**Given instruction:** Beginning at the first line of the data, print each line exactly, stopping after the line that contains "11, 10, 9, 8, 7]".

**Data section:**

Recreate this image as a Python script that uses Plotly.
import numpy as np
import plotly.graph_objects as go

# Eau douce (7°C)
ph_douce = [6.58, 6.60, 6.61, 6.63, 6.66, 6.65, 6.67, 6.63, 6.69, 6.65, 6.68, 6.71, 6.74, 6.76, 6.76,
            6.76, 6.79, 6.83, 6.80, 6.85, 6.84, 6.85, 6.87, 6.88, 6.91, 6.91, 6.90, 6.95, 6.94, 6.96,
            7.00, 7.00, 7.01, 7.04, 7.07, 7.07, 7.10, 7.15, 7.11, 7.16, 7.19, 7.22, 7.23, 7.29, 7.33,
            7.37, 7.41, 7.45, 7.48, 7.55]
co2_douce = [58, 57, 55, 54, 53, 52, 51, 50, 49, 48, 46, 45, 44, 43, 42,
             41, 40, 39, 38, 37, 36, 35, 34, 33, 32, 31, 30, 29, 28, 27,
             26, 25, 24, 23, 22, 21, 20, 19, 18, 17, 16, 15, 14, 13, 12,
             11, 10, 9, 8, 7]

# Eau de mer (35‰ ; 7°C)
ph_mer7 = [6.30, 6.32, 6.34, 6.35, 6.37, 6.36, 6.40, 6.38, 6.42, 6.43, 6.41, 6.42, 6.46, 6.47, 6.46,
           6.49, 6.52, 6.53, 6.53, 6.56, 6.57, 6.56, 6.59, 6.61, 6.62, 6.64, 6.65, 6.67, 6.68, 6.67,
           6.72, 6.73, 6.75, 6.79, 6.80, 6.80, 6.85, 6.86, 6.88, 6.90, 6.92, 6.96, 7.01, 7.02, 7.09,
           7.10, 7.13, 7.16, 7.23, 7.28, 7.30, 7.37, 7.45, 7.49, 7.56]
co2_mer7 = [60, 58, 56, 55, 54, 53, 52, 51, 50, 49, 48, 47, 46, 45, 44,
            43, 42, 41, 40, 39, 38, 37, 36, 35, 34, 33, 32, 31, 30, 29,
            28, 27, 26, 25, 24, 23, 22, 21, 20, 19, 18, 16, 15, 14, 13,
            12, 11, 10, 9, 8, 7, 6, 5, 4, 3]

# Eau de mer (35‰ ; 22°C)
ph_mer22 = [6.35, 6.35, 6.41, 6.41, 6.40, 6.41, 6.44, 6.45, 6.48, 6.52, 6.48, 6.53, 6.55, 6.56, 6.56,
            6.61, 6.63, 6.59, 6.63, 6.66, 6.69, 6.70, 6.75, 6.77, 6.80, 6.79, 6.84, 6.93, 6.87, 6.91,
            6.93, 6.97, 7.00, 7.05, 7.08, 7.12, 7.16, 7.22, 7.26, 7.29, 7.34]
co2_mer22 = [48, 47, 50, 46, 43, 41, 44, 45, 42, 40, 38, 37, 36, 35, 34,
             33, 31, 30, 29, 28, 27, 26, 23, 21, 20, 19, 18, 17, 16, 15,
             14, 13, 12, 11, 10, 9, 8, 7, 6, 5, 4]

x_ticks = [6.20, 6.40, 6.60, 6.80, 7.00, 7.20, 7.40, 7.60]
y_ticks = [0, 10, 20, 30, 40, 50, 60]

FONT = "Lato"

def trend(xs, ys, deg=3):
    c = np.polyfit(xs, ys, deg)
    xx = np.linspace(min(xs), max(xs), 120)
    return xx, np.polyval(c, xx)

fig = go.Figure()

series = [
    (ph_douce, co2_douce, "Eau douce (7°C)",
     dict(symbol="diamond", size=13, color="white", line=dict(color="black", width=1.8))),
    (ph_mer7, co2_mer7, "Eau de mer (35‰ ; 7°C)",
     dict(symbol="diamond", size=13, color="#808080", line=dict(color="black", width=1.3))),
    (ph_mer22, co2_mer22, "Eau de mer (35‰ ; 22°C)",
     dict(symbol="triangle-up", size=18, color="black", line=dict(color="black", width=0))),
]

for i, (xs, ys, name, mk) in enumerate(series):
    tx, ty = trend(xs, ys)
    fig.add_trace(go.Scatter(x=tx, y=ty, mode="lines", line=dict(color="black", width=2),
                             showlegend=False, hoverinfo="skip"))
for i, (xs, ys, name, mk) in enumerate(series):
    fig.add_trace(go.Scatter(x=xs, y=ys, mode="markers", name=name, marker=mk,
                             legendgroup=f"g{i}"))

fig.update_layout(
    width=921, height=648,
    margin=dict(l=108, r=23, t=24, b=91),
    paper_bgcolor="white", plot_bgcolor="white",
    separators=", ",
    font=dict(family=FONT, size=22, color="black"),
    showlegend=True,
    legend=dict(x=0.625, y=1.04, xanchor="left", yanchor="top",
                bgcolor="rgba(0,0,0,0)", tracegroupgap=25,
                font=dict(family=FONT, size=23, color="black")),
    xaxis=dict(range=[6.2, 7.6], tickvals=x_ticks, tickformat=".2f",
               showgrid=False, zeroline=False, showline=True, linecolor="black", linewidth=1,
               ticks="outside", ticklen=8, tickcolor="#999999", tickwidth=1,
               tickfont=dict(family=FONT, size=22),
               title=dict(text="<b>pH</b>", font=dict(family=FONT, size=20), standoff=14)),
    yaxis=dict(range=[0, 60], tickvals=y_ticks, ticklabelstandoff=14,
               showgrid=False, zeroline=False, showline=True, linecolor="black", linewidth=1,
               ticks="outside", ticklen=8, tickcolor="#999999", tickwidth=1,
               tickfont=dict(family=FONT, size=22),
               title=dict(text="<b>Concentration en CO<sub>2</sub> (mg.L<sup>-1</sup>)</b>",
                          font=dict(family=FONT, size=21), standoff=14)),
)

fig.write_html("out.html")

**Final result:**
Recreate this image as a Python script that uses Plotly.
import numpy as np
import plotly.graph_objects as go

# Eau douce (7°C)
ph_douce = [6.58, 6.60, 6.61, 6.63, 6.66, 6.65, 6.67, 6.63, 6.69, 6.65, 6.68, 6.71, 6.74, 6.76, 6.76,
            6.76, 6.79, 6.83, 6.80, 6.85, 6.84, 6.85, 6.87, 6.88, 6.91, 6.91, 6.90, 6.95, 6.94, 6.96,
            7.00, 7.00, 7.01, 7.04, 7.07, 7.07, 7.10, 7.15, 7.11, 7.16, 7.19, 7.22, 7.23, 7.29, 7.33,
            7.37, 7.41, 7.45, 7.48, 7.55]
co2_douce = [58, 57, 55, 54, 53, 52, 51, 50, 49, 48, 46, 45, 44, 43, 42,
             41, 40, 39, 38, 37, 36, 35, 34, 33, 32, 31, 30, 29, 28, 27,
             26, 25, 24, 23, 22, 21, 20, 19, 18, 17, 16, 15, 14, 13, 12,
             11, 10, 9, 8, 7]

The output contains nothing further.